Pablo Escobar: Drug Lord (Colombia, 2012)
Three years before Narcos hit our screens, this vast 63-episode Colombian drama series told the story of Pablo Escobar, the boss of the Medellin drug cartel, with Andrés Parra playing the notorious drug lord. With a cast of some 1,300, and filmed in more than 450 different locations, it was an ambitious production that sought to be historically accurate as well as gripping.

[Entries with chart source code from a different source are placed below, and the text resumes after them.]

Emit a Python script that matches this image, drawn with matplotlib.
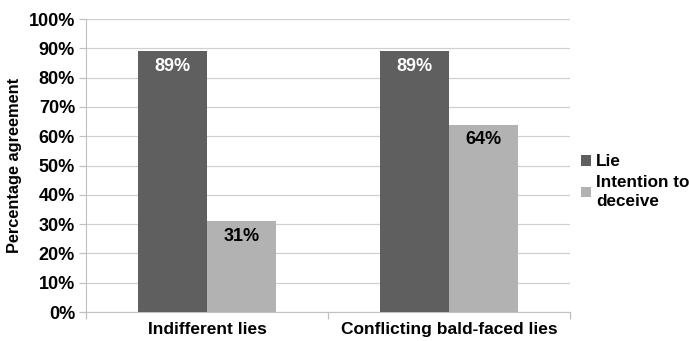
import matplotlib
matplotlib.use("Agg")
import matplotlib.pyplot as plt
import numpy as np

plt.rcParams['font.family'] = ['Liberation Sans', 'DejaVu Sans']
plt.rcParams['font.weight'] = 'bold'

categories = ["Indifferent lies", "Conflicting bald-faced lies"]
lie = [89, 89]
intention = [31, 64]
series_names = ["Lie", "Intention to\ndeceive"]

dark = "#5f5f5f"
light = "#b2b2b2"

fig = plt.figure(figsize=(6.89, 3.41), dpi=100)
ax = fig.add_axes([0.125, 0.085, 0.702, 0.859])

x = np.arange(len(categories))
w = 0.2857
b1 = ax.bar(x - w / 2, lie, w, color=dark, label=series_names[0], zorder=3)
b2 = ax.bar(x + w / 2, intention, w, color=light, label=series_names[1], zorder=3)

for rect, v in zip(b1, lie):
    ax.text(rect.get_x() + rect.get_width() / 2, v - 2.2, f"{v}%", ha="center", va="top",
            color="white", fontsize=13, fontweight="bold", zorder=4)
for rect, v in zip(b2, intention):
    ax.text(rect.get_x() + rect.get_width() / 2, v - 2.2, f"{v}%", ha="center", va="top",
            color="black", fontsize=13, fontweight="bold", zorder=4)

ax.set_xlim(-0.5, len(categories) - 0.5)
ax.set_ylim(0, 100)
ax.set_yticks(range(0, 101, 10))
ax.set_yticklabels([f"{t}%" for t in range(0, 101, 10)], fontsize=13, fontweight="bold")
ax.yaxis.grid(True, color="#d0d0d0", linewidth=0.9, zorder=0)

ax.set_xticks(x)
ax.set_xticklabels(categories, fontsize=12.5, fontweight="bold")
ax.tick_params(axis="x", length=0, pad=7)
ax.set_xticks(np.arange(-0.5, len(categories), 1), minor=True)
ax.tick_params(axis="x", which="minor", length=5, color="#c0c0c0", width=0.9)
ax.tick_params(axis="y", length=5, color="#c0c0c0", width=0.9, pad=3)

for s in ["top", "right"]:
    ax.spines[s].set_visible(False)
ax.spines["left"].set_color("#c0c0c0")
ax.spines["bottom"].set_color("#c0c0c0")

ax.set_ylabel("Percentage agreement", fontsize=11.8, fontweight="bold", labelpad=5)

leg = fig.legend(handles=[b1, b2], labels=series_names, loc="upper left",
                 bbox_to_anchor=(0.843, 0.547), frameon=False, fontsize=12.3,
                 handlelength=0.6, handleheight=0.6, handletextpad=0.3,
                 labelspacing=0.3, borderaxespad=0, borderpad=0)
for t in leg.get_texts():
    t.set_linespacing(1.4)

fig.savefig("out.png", dpi=100)
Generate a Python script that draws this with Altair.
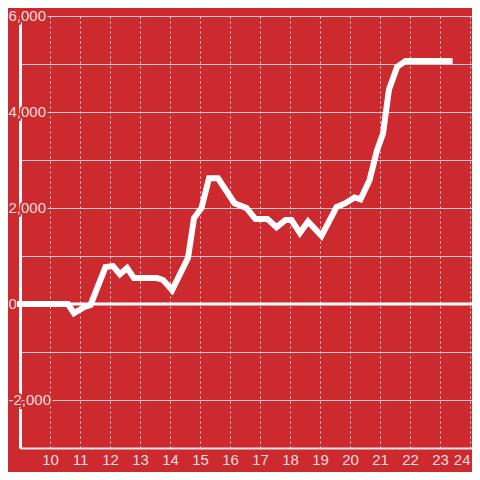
import altair as alt
import pandas as pd

# ---- data ----
hours = [9.0, 10.6, 10.8, 11.15, 11.35, 11.85, 12.1, 12.33, 12.57, 12.8, 13.57, 13.77,
         14.07, 14.6, 14.8, 15.05, 15.3, 15.6, 16.15, 16.55, 16.85, 17.25, 17.55, 17.85,
         18.05, 18.33, 18.6, 19.05, 19.55, 19.85, 20.15, 20.35, 20.65, 20.9, 21.1, 21.3,
         21.57, 21.85, 23.32]
values = [0, 0, -190, -60, -20, 770, 790, 620, 750, 540, 540, 500,
          290, 960, 1790, 2000, 2620, 2620, 2100, 2000, 1770, 1770, 1600, 1750,
          1750, 1480, 1720, 1420, 2020, 2100, 2220, 2180, 2580, 3200, 3550, 4470,
          4940, 5060, 5060]

x_ticks = list(range(10, 25))
y_grid = list(range(-3000, 6001, 1000))
y_label_values = [-2000, 0, 2000, 4000, 6000]
y_label_text = ["-2,000", "0", "2,000", "4,000", "6,000"]

BG = "#cc2a2f"
LABEL = "#f3dede"
FONT = "Liberation Sans"

df = pd.DataFrame({"hour": hours, "value": values})
labels_df = pd.DataFrame({"value": y_label_values, "txt": y_label_text})
zero_df = pd.DataFrame({"value": [0]})

x_scale = alt.Scale(domain=[9, 9 + 452 / 30], nice=False, zero=False)
y_scale = alt.Scale(domain=[-3000, 6000], nice=False, zero=False)

y_axis = alt.Axis(values=y_grid, grid=True, gridColor="#cfcfcf", gridWidth=1,
                  domainColor="white", domainWidth=3, ticks=False, labels=False,
                  title=None)
Y = alt.Y("value:Q", scale=y_scale, axis=y_axis)

line = alt.Chart(df).mark_line(color="white", strokeWidth=6, strokeCap="square").encode(
    x=alt.X("hour:Q", scale=x_scale,
            axis=alt.Axis(values=x_ticks, grid=True, gridDash=[2, 3], gridColor="#ead6d6",
                          gridWidth=1, domainColor="#e8e8e8", domainWidth=2, ticks=False,
                          labelFontSize=15, labelColor=LABEL, labelFont=FONT,
                          labelPadding=4, labelFlush=False, title=None,
                          labelAlign=alt.expr("datum.value == 24 ? 'right' : 'center'"))),
    y=Y,
)

zero = alt.Chart(zero_df).mark_rule(color="white", strokeWidth=3).encode(y=Y)

halo = alt.Chart(labels_df).mark_text(
    align="left", baseline="middle", fontSize=15, font=FONT,
    fill=BG, stroke=BG, strokeWidth=4,
).encode(x=alt.value(-11.5), y=Y, text="txt:N")

ylabels = alt.Chart(labels_df).mark_text(
    align="left", baseline="middle", fontSize=15, font=FONT, color=LABEL,
).encode(x=alt.value(-11.5), y=Y, text="txt:N")

chart = alt.layer(zero, halo, ylabels, line).properties(
    width=452, height=432,
    padding={"left": 12, "top": 8, "right": 0, "bottom": 24},
    autosize=alt.AutoSizeParams(type="none"),
).configure(background=BG).configure_view(stroke=None)

chart.save("out.html", embed_options={"renderer": "svg", "actions": False})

Romanzo Criminale (Italy, 2008)
This crime drama is cult viewing in Italy, as it follows the dealings of three lifelong friends, Libanese (Francesco Montanari), Freddo (Vinicio Marchioni) and Dandi (Alessandro Roja), as they take control of organized crime and heroin trade in their area. Based on the novel by Italian judge Giancarlo De Cataldo, the whole thing gains an extra edge by being set in 1970s Rome.
Prisoners of War (Israel, 2010)
Prisoners of War, or Hatufim, the Israeli TV drama on which Homeland is based, is even more emotionally charged and gut-wrenchingly powerful than its U.S. counterpart. Gideon Raff, the show’s creator, writer and director, told the Guardian: “A lot of the changes came down to differences between the two countries. In Israel, we negotiate with terrorists to get prisoners released. The U.S. don’t, so Brody had to be freed in a military operation. In Hatufim, I wanted to show broken soldiers, broken masculinity; whereas in Homeland, Brody comes back buffer, a poster boy.”
Umbre (Romania, 2014)
Billed by the New York Times as an “Eastern European Sopranos“, Umbre is a gritty mob drama set in the Romanian capital of Bucharest and made by the newly created HBO Europe. It tells the story of Relu Oncescu (Serban Pavlu), a family man who appears to be an ordinary taxi driver but also works as a debt collector for a local mafia boss. Over eight gripping episodes, Oncescu’s double life threatens to destroy everything he holds dear.